Phuong Le 

A Night of Knowing Nothing review – kaleidoscopic doc is cinephilia at its best

Payal Kapadia’s award-winning film sees artistic creativity go hand in hand with the fight for political freedom in Modi’s India
  
  

A Night of Knowing Nothing.
Breathing new life into the dusty canon of cinema history … A Night of Knowing Nothing Photograph: Publicity image

Cinephilia is, not surprisingly, a favourite subject of film directors, and it has a tendency to manifest itself on screen in nostalgic contexts that teeter on uncritical wistfulness. Here, however, Payal Kapadia’s kaleidoscopic, Cannes prize-winning documentary unlatches cinephilia from its fetishistic shackles as it chronicles the wave of student protests that exploded under the nationalist rule of India’s prime minister Narendra Modi. Love for the moving image – and love for artistic creativity – marches hand in hand with the fight for political freedom.

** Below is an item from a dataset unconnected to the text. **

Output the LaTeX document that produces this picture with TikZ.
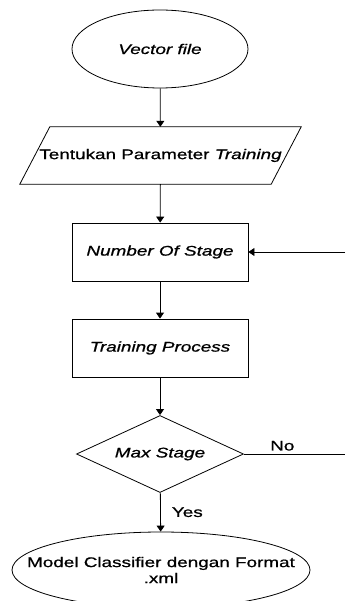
\documentclass[tikz,border=0pt]{standalone}
\usepackage{fontspec}
\setmainfont{Liberation Sans}[FakeStretch=1.35, FakeBold=0.8]
\usepackage{tikz}
\usetikzlibrary{arrows.meta, shapes.geometric}

\begin{document}
\begin{tikzpicture}[x=1pt, y=-1pt, font=\fontsize{14}{16}\selectfont,
  every node/.style={inner sep=2pt},
  box/.style={draw, line width=0.8pt, minimum width=176pt, minimum height=58pt},
  oval/.style={draw, ellipse, line width=0.8pt},
  flow/.style={line width=0.8pt, -{Triangle[length=6pt, width=8pt]}}]
  \useasboundingbox (0,0) rectangle (345,601);
  \clip (0,0) rectangle (345,601);

  % Nodes
  \node[oval, minimum width=176pt, minimum height=78pt] (vf) at (160,49) {\itshape Vector file};
  \node[minimum width=251pt, minimum height=57pt] (param) at (160.5,155.5)
        {Tentukan Parameter \itshape Training};
  \node[box] (nos) at (160,252) {\itshape Number Of Stage};
  \node[box] (tp) at (160,348) {\itshape Training Process};
  \node[draw, line width=0.8pt, diamond, aspect=2.17, minimum width=167pt, minimum height=77pt,
        inner sep=0pt] (ms) at (160,454) {\itshape Max Stage};
  \node[oval, inner xsep=-30pt, inner ysep=12pt, minimum width=298pt, minimum height=76pt,
        align=center] (mc) at (161,570) {Model Classifier dengan Format\\.xml};
  \coordinate (noend) at (345,454);
  \coordinate (loopin) at (345,252);

  % Parallelogram round the parameter node
  \draw[line width=0.8pt] ([xshift=15pt]param.north west) -- ([xshift=15pt]param.north east)
    -- ([xshift=-15pt]param.south east) -- ([xshift=-15pt]param.south west) -- cycle;

  % Main flow
  \draw[flow] (vf) -- (param);
  \draw[flow] (param) -- (nos);
  \draw[flow] (nos) -- (tp);
  \draw[flow] (tp) -- (ms);
  \draw[flow] (ms) -- node[right=9pt, pos=0.5] {Yes} (mc);

  % Loop back
  \draw[line width=0.8pt] (ms.east) -- node[above=1pt, pos=0.38] {No} (noend);
  \draw[flow] (loopin) -- (nos.east);
\end{tikzpicture}
\end{document}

Threaded together by fictitious letters between two film students who have ended their intercaste relationship, A Night of Knowing Nothing lends a melancholic intimacy to the 2015 student strike at Kapadia’s alma mater, the Film and Television Institute of India, after Modi’s appointment of a right wing former actor as the university’s new chairman. The dissent is captured in passionate bursts; the juxtaposition of tranquil, domestic dormitory life and cacophonous political shouts accentuate the fervent conviction of the latter. When Muslim and lower-caste students suffer maltreatment, the meaning of a state-funded artistic education is called into question.

Culled from a wide range of audiovisual materials including home videos, archival footage, and CCTV recordings, the film adds a textural dimension to the images, most of which are moulded into a grainy, black-and-white analogue look. Tangible tactility is key here: in the opening of the film, students dance together in front of a screen projection of Indian films, and the same swaying bodies pour into the streets, as they stand up to state injustice and police brutality. As their chants reference revolutionary Soviet film-makers – “Eisenstein, Pudovkin ... we shall fight, we shall win” – they breathe new life into the dusty canon of cinema history, translating youthful love for the medium into direct political action and solidarity.

• A Night of Knowing Nothing is released on 1 April in cinemas.